You may have noticed that there appears to be quite a bit of stuff in that photo. I actually had a LOT more stuff than that, since I had to come prepared for the Sheep to Shawl and my own lecture, too. Plus, in a burst of generosity, I volunteered to bring an entire suitcase worth of rayon machine embroidery thread for my classmates to use, since I was driving anyway.
This led to a new linguistic discovery when I arrived. I now know that the sweetest words a bellhop can say, in any language, are “Don’t worry, we’ll deliver everything to your room. Have a nice stay.”
(I was AMAZED that he fit all that stuff on the cart. I later discovered that they take classes on how to load these!)
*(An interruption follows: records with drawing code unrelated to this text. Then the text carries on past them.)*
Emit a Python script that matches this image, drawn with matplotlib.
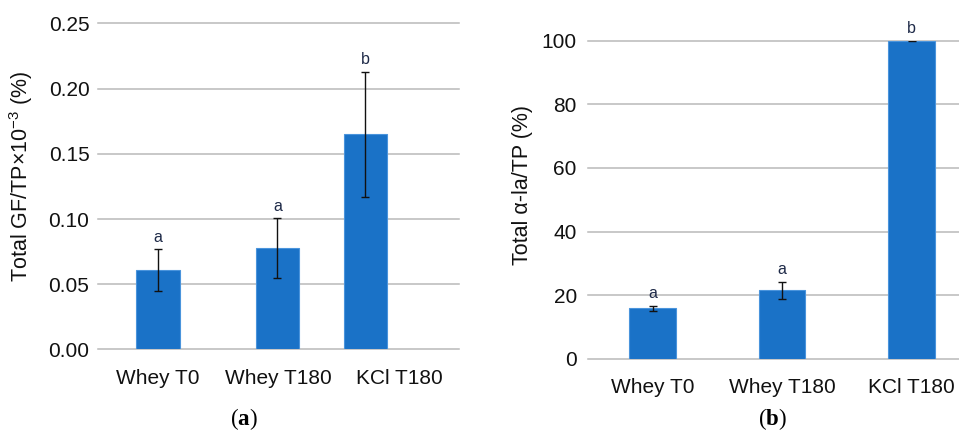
import matplotlib
matplotlib.use("Agg")
import matplotlib.pyplot as plt
import numpy as np

plt.rcParams["font.family"] = ["Liberation Sans", "DejaVu Sans"]
plt.rcParams["mathtext.fontset"] = "custom"
plt.rcParams["mathtext.rm"] = "Liberation Sans"
plt.rcParams["mathtext.bf"] = "Liberation Serif:bold"

categories = ["Whey T0", "Whey T180", "KCl T180"]

gf_values = [0.061, 0.078, 0.165]
gf_errors = [0.016, 0.023, 0.048]
gf_letters = ["a", "a", "b"]

ala_values = [16.0, 21.6, 100.0]
ala_errors = [0.8, 2.7, 0.2]
ala_letters = ["a", "a", "b"]

BAR = "#1a72c7"
EDGE = "#4a94dc"
GRID = "#b9b9b9"
LETTER = "#1e2a48"


def panel(ax, values, errors, letters, ylim, yticks, fmt, ylabel, shift, capsize,
          ypad, label_xy):
    x = np.arange(len(categories))
    xb = x + np.array(shift)
    ax.bar(xb, values, width=0.36, color=BAR, edgecolor=EDGE,
           linewidth=0.8, zorder=2)
    ax.errorbar(xb, values, yerr=errors, fmt="none", ecolor="#111111",
                elinewidth=1.0, capsize=capsize, capthick=1.0, zorder=3)
    for xi, v, e, lab in zip(xb, values, errors, letters):
        ax.annotate(lab, (xi, v + e), xytext=(0, 3), textcoords="offset points",
                    ha="center", va="bottom", fontsize=11.5, color=LETTER,
                    annotation_clip=False)
    ax.set_xlim(-0.5, len(categories) - 0.5)
    ax.set_ylim(*ylim)
    ax.set_yticks(yticks)
    ax.set_yticklabels([fmt.format(t) for t in yticks])
    ax.set_xticks(x)
    ax.set_xticklabels(categories)
    for s in ax.spines.values():
        s.set_visible(False)
    ax.grid(axis="y", color=GRID, linewidth=1.1, zorder=0)
    for gl in ax.get_ygridlines():
        gl.set_clip_on(False)
    ax.tick_params(axis="both", length=0, labelsize=15, colors="#111111")
    ax.tick_params(axis="y", pad=ypad)
    ax.tick_params(axis="x", pad=14)
    ax.set_ylabel(ylabel, fontsize=15.5, color="#111111")
    ax.yaxis.set_label_coords(*label_xy)


fig = plt.figure(figsize=(9.59, 4.32), dpi=100)
ax1 = fig.add_axes([0.102, 0.191, 0.377, 0.755])
ax2 = fig.add_axes([0.613, 0.169, 0.405, 0.737])

panel(ax1, gf_values, gf_errors, gf_letters, (0, 0.25),
      [0, 0.05, 0.10, 0.15, 0.20, 0.25], "{:.2f}",
      r"Total GF/TP×10$^{\mathrm{-3}}$ (%)", [0, -0.01, -0.28], 3,
      6, (-0.175, 0.53))
panel(ax2, ala_values, ala_errors, ala_letters, (0, 100),
      [0, 20, 40, 60, 80, 100], "{:.0f}",
      "Total α-la/TP (%)", [0, 0, 0], 2.8,
      8, (-0.142, 0.547))

fig.text(0.254, 0.016, r"($\mathbf{a}$)", fontsize=16.5, family="Liberation Serif",
         ha="center", va="baseline")
fig.text(0.806, 0.016, r"($\mathbf{b}$)", fontsize=16.5, family="Liberation Serif",
         ha="center", va="baseline")

fig.savefig("out.png", dpi=100)
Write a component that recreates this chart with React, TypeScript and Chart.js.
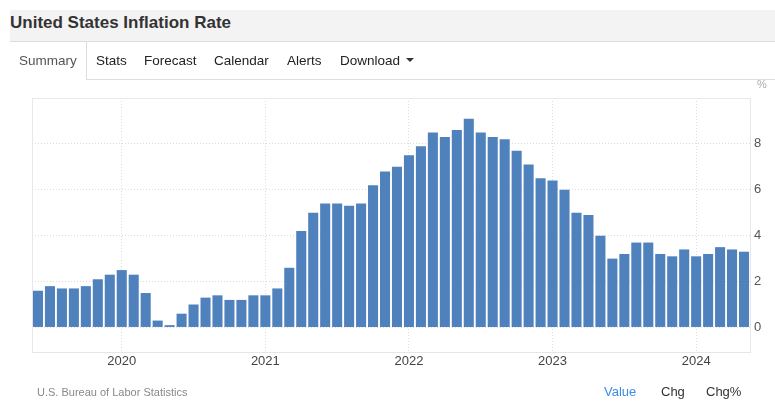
import React, { useEffect, useRef } from 'react';
import { Chart, registerables } from 'chart.js';

Chart.register(...registerables);

const months = [
  'Jun 2019', 'Jul 2019', 'Aug 2019', 'Sep 2019', 'Oct 2019', 'Nov 2019', 'Dec 2019',
  'Jan 2020', 'Feb 2020', 'Mar 2020', 'Apr 2020', 'May 2020', 'Jun 2020', 'Jul 2020', 'Aug 2020', 'Sep 2020', 'Oct 2020', 'Nov 2020', 'Dec 2020',
  'Jan 2021', 'Feb 2021', 'Mar 2021', 'Apr 2021', 'May 2021', 'Jun 2021', 'Jul 2021', 'Aug 2021', 'Sep 2021', 'Oct 2021', 'Nov 2021', 'Dec 2021',
  'Jan 2022', 'Feb 2022', 'Mar 2022', 'Apr 2022', 'May 2022', 'Jun 2022', 'Jul 2022', 'Aug 2022', 'Sep 2022', 'Oct 2022', 'Nov 2022', 'Dec 2022',
  'Jan 2023', 'Feb 2023', 'Mar 2023', 'Apr 2023', 'May 2023', 'Jun 2023', 'Jul 2023', 'Aug 2023', 'Sep 2023', 'Oct 2023', 'Nov 2023', 'Dec 2023',
  'Jan 2024', 'Feb 2024', 'Mar 2024', 'Apr 2024', 'May 2024',
];

const inflation = [
  1.6, 1.8, 1.7, 1.7, 1.8, 2.1, 2.3,
  2.5, 2.3, 1.5, 0.3, 0.1, 0.6, 1.0, 1.3, 1.4, 1.2, 1.2, 1.4,
  1.4, 1.7, 2.6, 4.2, 5.0, 5.4, 5.4, 5.3, 5.4, 6.2, 6.8, 7.0,
  7.5, 7.9, 8.5, 8.3, 8.6, 9.1, 8.5, 8.3, 8.2, 7.7, 7.1, 6.5,
  6.4, 6.0, 5.0, 4.9, 4.0, 3.0, 3.2, 3.7, 3.7, 3.2, 3.1, 3.4,
  3.1, 3.2, 3.5, 3.4, 3.3,
];

const yTickValues = [0, 2, 4, 6, 8, 10];
const yMin = -1.07;
const yMax = 10;

const tabs = ['Summary', 'Stats', 'Forecast', 'Calendar', 'Alerts', 'Download'];
const tabX = [19, 96, 144, 214, 287, 340];
const footerLinks = ['Value', 'Chg', 'Chg%'];
const footerX = [604, 661, 706];

const FONT = "Arial, 'Liberation Sans', Helvetica, sans-serif";

const framePlugin = {
  id: 'frame',
  beforeDatasetsDraw(chart: any) {
    const { ctx, chartArea } = chart;
    const { left, top, right, bottom } = chartArea;
    ctx.save();
    ctx.strokeStyle = '#e8e8e8';
    ctx.lineWidth = 1;
    ctx.beginPath();
    ctx.moveTo(Math.round(left) + 0.5, Math.round(bottom));
    ctx.lineTo(Math.round(left) + 0.5, Math.round(top) + 0.5);
    ctx.lineTo(Math.round(right), Math.round(top) + 0.5);
    ctx.stroke();
    ctx.restore();
  },
};

export default function App() {
  const canvasRef = useRef<HTMLCanvasElement | null>(null);

  useEffect(() => {
    if (!canvasRef.current) return;
    const janIdx = months
      .map((m, i) => (m.startsWith('Jan') ? i : -1))
      .filter((i) => i >= 0);
    const chart = new Chart(canvasRef.current, {
      type: 'bar',
      data: {
        datasets: [
          {
            data: inflation.map((v, i) => ({ x: i, y: v })),
            backgroundColor: '#4f81bd',
            borderWidth: 0,
            barPercentage: 0.84,
            categoryPercentage: 1,
          },
        ],
      },
      options: {
        responsive: false,
        animation: false,
        events: [],
        layout: { padding: { left: 32, top: 98, right: 0, bottom: 29 } },
        plugins: {
          legend: { display: false },
          tooltip: { enabled: false },
          title: { display: false },
        },
        scales: {
          x: {
            type: 'linear',
            offset: false,
            min: -0.5,
            max: months.length - 0.5,
            afterBuildTicks: (scale: any) => {
              scale.ticks = janIdx.map((i) => ({ value: i }));
            },
            afterFit: (scale: any) => {
              scale.height = 20;
            },
            ticks: {
              autoSkip: false,
              maxRotation: 0,
              padding: 2,
              color: '#444',
              font: { family: FONT, size: 13 },
              callback: (v: any) => {
                const m = months[Math.round(Number(v))];
                return m ? m.split(' ')[1] : '';
              },
            },
            grid: {
              offset: false,
              drawTicks: false,
              color: '#dcdcdc',
            },
            border: { display: true, color: '#e6e6e6', dash: [1, 2] },
          },
          y: {
            type: 'linear',
            position: 'right',
            min: yMin,
            max: yMax,
            afterBuildTicks: (scale: any) => {
              scale.ticks = yTickValues.map((v) => ({ value: v }));
            },
            afterFit: (scale: any) => {
              scale.width = 25;
            },
            ticks: {
              padding: 4,
              color: '#555',
              font: { family: FONT, size: 13 },
              callback: (v: any) => (Number(v) === yMax ? '' : String(v)),
            },
            grid: {
              drawTicks: false,
              color: '#dcdcdc',
            },
            border: { display: true, color: '#e6e6e6', dash: [1, 2] },
          },
        },
      },
      plugins: [framePlugin],
    } as any);
    return () => chart.destroy();
  }, []);

  const textBase: React.CSSProperties = {
    position: 'absolute',
    fontFamily: FONT,
    lineHeight: 1,
    whiteSpace: 'nowrap',
  };

  return (
    <div
      style={{
        position: 'fixed',
        left: 0,
        top: 0,
        width: 775,
        height: 401,
        background: '#fff',
        overflow: 'hidden',
      }}
    >
      <canvas
        ref={canvasRef}
        width={775}
        height={401}
        style={{ position: 'absolute', left: 0, top: 0, width: 775, height: 401 }}
      />
      {/* title band */}
      <div
        style={{
          position: 'absolute',
          left: 10,
          top: 10,
          width: 765,
          height: 31,
          background: '#f3f3f3',
          borderBottom: '1px solid #dddddd',
        }}
      />
      <div style={{ ...textBase, left: 10, top: 14, fontSize: 17, fontWeight: 'bold', color: '#333' }}>
        United States Inflation Rate
      </div>
      {/* tabs */}
      <div style={{ position: 'absolute', left: 86, top: 42, width: 1, height: 37, background: '#dddddd' }} />
      <div style={{ position: 'absolute', left: 86, top: 79, width: 689, height: 1, background: '#dddddd' }} />
      {tabs.map((t, i) => (
        <div
          key={t}
          style={{
            ...textBase,
            left: tabX[i],
            top: 54,
            fontSize: 13.5,
            color: i === 0 ? '#555' : '#222',
          }}
        >
          {t}
        </div>
      ))}
      <div
        style={{
          position: 'absolute',
          left: 406,
          top: 58,
          width: 0,
          height: 0,
          borderLeft: '4px solid transparent',
          borderRight: '4px solid transparent',
          borderTop: '4px solid #333',
        }}
      />
      <div style={{ ...textBase, left: 757, top: 79, fontSize: 11, color: '#aaa' }}>%</div>
      {/* footer */}
      <div style={{ ...textBase, left: 37, top: 387, fontSize: 11, color: '#888' }}>
        U.S. Bureau of Labor Statistics
      </div>
      {footerLinks.map((t, i) => (
        <div
          key={t}
          style={{
            ...textBase,
            left: footerX[i],
            top: 385,
            fontSize: 13,
            color: i === 0 ? '#3a8ee6' : '#333',
          }}
        >
          {t}
        </div>
      ))}
    </div>
  );
}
The bellhop who delivered the loom to my room, however, was apparently traumatized by the experience. He kept saying, “I’ve never had to move anything this big and this delicate before!” I didn’t have the heart to tell him what the rest of his week was going to be like. 🙂 (Though I did tip him $5 to help him get over the trauma.)
And here’s my finished strip of velvet – three days’ work!
I played with short pile, tall pile, cut pile, uncut pile, and all possible combinations of the above. It was a TON of fun, and I want to work more with this on the jacquard loom. I’m already plotting ways to set up a rack of spools behind the loom. Stay tuned!
Sadly, it looks like more travel is not in my immediate future. A good friend is going to Rwanda next week, and I was going to help him with his excess baggage allowance by stowing away in his luggage. Alas, this is not going to happen: The cats have grounded me.
“You have One Job! One Job! And that is staying right here and catering to our whims, not running off to Reno and spending a week partying with your no-good human friends!”
“But you had another perfectly good cat-slave to cater to your whims! And I made sure he understood that he was supposed to give Fritz belly rubs, play with you, and do whatever you told him to do while I was gone!”
“That’s not the point. You had One Job, and you weren’t doing it.”
“Aw, but Tigress…”
“No buts! You’re grounded until further notice. Now go clean your room.”